Rows from a dataset:
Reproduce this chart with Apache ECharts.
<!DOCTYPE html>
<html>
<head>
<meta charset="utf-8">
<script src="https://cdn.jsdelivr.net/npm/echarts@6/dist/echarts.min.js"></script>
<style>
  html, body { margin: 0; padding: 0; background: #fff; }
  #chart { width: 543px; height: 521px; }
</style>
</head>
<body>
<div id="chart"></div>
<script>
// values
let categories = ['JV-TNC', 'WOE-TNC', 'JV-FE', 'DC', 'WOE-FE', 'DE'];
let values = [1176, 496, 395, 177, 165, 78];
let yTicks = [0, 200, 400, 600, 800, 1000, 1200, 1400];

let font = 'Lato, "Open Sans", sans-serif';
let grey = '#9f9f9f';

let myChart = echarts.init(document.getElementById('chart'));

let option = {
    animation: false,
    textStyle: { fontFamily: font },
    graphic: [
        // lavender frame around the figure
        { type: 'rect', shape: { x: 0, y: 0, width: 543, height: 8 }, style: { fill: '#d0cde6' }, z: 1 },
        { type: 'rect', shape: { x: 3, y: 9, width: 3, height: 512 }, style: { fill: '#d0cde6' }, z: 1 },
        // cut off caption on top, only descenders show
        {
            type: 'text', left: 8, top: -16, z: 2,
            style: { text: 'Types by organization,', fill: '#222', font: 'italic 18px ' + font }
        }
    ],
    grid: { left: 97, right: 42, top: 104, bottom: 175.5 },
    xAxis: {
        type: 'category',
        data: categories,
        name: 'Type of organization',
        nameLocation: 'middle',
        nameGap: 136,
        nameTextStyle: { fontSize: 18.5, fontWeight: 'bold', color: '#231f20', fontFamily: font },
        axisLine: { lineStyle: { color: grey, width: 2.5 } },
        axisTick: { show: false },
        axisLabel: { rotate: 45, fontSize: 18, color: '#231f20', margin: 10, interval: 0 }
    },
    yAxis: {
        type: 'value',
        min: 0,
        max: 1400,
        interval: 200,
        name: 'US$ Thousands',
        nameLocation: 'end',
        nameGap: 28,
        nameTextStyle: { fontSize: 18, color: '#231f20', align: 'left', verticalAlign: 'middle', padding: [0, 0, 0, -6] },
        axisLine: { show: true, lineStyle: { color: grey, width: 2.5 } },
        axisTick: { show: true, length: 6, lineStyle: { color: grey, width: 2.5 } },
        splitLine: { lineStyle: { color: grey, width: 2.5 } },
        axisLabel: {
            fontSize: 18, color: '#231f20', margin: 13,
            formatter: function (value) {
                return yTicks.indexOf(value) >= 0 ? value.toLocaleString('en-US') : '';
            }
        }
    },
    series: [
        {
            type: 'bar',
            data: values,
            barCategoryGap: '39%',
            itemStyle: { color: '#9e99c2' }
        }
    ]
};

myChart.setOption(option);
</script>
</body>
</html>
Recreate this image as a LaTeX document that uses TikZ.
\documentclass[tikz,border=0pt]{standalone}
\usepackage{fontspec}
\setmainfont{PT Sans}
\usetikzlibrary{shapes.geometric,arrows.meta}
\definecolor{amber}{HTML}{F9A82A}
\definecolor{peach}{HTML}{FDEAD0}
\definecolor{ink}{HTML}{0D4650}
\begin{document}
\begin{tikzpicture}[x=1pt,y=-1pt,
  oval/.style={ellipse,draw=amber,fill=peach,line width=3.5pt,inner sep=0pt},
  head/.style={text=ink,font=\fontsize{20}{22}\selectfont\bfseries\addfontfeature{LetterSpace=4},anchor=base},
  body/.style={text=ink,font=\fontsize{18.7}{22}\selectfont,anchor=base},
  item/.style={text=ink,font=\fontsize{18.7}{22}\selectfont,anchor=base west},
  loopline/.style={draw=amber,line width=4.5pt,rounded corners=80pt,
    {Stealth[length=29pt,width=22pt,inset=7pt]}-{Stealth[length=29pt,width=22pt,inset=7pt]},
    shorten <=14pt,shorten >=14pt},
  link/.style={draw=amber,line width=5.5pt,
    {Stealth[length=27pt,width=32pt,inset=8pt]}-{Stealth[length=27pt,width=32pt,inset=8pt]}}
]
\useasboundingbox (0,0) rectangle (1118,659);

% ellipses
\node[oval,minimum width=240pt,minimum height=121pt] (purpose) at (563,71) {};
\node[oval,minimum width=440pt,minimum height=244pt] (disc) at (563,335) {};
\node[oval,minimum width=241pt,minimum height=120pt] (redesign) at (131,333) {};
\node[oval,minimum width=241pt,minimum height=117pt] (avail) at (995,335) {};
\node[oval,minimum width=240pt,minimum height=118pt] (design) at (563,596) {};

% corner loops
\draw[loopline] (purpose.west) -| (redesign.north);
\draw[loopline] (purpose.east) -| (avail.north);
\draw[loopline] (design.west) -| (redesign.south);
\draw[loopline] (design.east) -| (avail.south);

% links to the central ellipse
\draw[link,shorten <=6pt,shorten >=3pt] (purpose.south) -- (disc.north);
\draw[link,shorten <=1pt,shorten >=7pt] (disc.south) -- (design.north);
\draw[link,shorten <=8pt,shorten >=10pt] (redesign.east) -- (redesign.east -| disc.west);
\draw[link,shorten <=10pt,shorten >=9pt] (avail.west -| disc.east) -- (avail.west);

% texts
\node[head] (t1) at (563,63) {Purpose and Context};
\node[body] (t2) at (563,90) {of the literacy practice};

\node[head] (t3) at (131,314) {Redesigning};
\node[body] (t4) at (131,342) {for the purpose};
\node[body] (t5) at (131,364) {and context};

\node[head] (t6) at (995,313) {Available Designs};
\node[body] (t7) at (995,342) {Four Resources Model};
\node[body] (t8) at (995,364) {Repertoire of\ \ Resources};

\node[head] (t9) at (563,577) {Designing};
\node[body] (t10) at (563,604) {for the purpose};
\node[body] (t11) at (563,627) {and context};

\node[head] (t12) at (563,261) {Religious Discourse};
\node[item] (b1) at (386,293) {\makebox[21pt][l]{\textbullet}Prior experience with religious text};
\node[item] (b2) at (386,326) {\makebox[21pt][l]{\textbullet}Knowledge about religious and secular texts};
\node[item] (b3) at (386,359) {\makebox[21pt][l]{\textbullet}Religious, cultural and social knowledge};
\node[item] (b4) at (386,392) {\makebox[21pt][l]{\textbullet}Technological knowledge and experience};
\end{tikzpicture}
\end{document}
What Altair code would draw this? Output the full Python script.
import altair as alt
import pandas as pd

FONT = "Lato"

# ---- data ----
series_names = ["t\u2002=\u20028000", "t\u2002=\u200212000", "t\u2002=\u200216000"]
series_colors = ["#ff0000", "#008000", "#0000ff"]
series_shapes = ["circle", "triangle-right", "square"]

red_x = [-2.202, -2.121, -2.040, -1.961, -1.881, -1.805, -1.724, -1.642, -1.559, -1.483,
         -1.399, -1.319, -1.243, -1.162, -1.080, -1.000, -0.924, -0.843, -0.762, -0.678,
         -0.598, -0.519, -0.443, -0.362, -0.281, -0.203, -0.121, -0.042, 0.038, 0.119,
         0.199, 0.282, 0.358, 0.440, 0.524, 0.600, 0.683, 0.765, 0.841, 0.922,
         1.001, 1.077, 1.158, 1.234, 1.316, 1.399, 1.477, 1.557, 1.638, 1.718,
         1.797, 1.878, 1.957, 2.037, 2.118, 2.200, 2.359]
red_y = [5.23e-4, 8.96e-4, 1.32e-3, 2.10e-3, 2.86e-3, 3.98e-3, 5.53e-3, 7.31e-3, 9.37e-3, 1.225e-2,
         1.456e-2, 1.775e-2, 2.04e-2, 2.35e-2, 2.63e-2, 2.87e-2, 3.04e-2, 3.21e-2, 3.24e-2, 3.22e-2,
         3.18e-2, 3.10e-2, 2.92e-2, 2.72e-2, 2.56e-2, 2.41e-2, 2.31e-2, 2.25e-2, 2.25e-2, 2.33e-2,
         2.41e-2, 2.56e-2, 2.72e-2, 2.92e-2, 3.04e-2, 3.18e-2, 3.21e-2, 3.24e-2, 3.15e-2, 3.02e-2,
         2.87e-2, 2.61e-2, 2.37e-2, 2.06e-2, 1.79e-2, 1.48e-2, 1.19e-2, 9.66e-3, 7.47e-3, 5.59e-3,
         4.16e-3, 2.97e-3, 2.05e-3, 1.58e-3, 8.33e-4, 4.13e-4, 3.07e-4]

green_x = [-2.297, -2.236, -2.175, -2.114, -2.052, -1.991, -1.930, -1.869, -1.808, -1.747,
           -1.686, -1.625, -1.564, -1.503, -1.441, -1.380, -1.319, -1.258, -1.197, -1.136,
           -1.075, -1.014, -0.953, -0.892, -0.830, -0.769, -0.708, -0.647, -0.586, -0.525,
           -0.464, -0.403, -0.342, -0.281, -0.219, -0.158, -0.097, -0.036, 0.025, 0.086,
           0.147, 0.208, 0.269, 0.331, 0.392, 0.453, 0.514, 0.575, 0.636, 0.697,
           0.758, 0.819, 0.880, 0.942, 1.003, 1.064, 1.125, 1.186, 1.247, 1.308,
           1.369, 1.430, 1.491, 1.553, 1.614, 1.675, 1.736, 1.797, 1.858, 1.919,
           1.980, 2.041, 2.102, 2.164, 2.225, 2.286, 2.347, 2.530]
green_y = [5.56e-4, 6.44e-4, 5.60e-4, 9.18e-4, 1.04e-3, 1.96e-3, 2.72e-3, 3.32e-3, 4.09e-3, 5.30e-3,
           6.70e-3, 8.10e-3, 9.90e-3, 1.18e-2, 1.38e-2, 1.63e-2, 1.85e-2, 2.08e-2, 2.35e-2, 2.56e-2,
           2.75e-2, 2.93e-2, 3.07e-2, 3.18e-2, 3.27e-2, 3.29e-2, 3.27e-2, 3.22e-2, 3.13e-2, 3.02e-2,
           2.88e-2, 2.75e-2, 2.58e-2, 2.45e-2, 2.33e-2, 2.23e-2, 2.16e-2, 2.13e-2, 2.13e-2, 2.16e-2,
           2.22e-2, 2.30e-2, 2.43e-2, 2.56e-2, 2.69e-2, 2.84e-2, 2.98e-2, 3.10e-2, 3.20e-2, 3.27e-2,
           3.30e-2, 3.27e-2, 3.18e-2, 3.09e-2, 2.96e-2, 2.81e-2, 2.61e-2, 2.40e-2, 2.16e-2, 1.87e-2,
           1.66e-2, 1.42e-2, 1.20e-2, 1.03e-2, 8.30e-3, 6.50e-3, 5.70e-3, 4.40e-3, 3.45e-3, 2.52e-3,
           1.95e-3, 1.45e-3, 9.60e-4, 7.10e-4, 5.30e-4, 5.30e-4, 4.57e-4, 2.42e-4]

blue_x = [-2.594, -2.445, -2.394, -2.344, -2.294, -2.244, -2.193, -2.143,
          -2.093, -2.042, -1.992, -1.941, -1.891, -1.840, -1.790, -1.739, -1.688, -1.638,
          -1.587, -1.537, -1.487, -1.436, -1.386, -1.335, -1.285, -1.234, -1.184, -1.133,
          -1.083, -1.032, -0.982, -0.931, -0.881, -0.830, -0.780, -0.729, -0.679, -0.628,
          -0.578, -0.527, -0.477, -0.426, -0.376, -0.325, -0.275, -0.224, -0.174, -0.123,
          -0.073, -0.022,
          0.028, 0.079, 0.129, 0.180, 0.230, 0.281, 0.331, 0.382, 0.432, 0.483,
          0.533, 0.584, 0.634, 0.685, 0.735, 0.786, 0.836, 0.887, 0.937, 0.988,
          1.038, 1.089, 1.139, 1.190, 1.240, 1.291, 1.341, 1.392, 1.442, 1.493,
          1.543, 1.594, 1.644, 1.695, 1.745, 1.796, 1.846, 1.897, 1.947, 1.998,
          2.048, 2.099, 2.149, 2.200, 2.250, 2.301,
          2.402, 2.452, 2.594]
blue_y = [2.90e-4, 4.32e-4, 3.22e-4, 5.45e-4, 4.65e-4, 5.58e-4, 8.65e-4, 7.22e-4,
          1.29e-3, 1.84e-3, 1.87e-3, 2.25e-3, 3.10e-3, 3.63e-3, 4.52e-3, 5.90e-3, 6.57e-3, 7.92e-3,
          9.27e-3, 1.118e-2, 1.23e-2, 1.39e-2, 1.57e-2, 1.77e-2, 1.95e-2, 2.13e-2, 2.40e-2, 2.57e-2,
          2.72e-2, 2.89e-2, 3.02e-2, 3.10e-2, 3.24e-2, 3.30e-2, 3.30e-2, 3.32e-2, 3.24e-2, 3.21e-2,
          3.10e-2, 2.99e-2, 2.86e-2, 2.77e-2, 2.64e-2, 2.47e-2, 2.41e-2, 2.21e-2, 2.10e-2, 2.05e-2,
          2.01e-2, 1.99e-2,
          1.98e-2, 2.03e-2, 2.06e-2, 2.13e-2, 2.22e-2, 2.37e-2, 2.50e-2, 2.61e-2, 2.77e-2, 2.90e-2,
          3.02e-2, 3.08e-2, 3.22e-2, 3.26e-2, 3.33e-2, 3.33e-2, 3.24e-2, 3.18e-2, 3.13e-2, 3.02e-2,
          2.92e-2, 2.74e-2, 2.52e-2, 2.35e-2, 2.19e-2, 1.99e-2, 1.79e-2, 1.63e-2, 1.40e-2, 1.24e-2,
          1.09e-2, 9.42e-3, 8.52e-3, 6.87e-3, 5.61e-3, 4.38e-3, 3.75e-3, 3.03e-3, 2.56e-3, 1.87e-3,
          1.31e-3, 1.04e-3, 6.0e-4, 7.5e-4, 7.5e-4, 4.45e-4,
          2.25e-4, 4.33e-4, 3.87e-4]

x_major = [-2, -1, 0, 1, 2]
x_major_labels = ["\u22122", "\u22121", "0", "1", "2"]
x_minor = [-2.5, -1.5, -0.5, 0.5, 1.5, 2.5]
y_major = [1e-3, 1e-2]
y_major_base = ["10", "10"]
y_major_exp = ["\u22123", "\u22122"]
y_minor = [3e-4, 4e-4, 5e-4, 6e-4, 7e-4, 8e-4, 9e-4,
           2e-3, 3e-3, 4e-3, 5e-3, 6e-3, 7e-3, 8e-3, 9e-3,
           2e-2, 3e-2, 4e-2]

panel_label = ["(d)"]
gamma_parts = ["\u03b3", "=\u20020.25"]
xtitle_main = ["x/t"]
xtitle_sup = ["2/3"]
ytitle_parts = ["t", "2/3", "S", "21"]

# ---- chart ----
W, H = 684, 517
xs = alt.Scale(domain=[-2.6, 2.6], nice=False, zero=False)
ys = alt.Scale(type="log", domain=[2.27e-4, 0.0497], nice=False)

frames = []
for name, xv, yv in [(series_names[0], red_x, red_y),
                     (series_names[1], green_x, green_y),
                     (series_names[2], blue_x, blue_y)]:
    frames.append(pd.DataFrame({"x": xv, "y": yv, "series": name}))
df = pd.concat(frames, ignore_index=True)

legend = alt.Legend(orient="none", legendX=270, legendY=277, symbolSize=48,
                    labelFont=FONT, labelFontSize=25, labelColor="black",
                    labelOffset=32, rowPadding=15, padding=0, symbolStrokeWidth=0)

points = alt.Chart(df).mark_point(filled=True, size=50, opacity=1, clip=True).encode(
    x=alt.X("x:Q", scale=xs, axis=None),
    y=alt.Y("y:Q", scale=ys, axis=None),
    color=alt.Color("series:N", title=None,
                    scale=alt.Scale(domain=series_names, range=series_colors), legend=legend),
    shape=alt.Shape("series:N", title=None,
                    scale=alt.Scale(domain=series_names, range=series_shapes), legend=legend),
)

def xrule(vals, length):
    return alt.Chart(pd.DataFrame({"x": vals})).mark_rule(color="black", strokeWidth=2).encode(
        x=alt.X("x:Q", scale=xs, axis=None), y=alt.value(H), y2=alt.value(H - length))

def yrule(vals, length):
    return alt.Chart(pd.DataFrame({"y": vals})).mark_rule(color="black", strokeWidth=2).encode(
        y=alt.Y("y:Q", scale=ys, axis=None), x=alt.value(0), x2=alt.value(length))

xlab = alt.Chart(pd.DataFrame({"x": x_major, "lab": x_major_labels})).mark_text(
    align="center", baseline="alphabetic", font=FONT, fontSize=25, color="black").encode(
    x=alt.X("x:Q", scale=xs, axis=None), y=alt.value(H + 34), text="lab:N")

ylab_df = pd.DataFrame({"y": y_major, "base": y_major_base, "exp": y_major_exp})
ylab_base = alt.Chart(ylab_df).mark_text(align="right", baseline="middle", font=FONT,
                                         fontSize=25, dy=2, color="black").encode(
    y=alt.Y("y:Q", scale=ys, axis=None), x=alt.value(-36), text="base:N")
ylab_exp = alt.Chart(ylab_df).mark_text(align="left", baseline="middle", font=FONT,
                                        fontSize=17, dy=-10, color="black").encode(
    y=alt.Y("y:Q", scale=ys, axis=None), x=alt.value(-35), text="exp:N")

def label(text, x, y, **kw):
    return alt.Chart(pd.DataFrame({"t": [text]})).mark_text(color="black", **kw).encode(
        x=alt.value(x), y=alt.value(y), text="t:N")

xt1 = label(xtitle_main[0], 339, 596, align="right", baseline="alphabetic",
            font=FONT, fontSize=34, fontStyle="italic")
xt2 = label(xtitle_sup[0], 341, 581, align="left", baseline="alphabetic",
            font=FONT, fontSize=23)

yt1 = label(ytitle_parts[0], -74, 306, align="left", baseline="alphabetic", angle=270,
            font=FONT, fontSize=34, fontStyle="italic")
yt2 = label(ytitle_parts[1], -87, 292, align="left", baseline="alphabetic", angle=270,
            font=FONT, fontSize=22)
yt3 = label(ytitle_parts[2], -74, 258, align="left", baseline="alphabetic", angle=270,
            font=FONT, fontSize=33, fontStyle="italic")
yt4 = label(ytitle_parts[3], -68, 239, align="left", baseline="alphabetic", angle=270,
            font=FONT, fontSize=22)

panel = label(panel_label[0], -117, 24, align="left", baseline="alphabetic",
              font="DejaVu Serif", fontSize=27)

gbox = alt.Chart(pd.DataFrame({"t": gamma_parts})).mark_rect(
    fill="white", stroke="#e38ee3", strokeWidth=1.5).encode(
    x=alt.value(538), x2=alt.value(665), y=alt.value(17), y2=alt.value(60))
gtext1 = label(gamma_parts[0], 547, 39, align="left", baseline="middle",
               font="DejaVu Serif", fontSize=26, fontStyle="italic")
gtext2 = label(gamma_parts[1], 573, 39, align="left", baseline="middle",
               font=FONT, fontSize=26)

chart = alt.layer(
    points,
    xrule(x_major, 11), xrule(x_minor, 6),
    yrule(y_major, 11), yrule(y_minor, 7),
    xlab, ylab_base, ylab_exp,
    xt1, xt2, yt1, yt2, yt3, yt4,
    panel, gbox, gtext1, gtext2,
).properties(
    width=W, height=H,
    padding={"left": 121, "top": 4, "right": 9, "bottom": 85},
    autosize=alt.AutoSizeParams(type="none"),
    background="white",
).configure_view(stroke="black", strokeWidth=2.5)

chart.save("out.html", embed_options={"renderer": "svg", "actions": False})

Task details: Only the lines from the top of the data through the line that contains "let myChart = echarts.init(document.getElementById('chart'));" should be quoted, exactly as they stand.

The answer:
Reproduce this chart with Apache ECharts.
<!DOCTYPE html>
<html>
<head>
<meta charset="utf-8">
<script src="https://cdn.jsdelivr.net/npm/echarts@6/dist/echarts.min.js"></script>
<style>
  html, body { margin: 0; padding: 0; background: #fff; }
  #chart { width: 543px; height: 521px; }
</style>
</head>
<body>
<div id="chart"></div>
<script>
// values
let categories = ['JV-TNC', 'WOE-TNC', 'JV-FE', 'DC', 'WOE-FE', 'DE'];
let values = [1176, 496, 395, 177, 165, 78];
let yTicks = [0, 200, 400, 600, 800, 1000, 1200, 1400];

let font = 'Lato, "Open Sans", sans-serif';
let grey = '#9f9f9f';

let myChart = echarts.init(document.getElementById('chart'));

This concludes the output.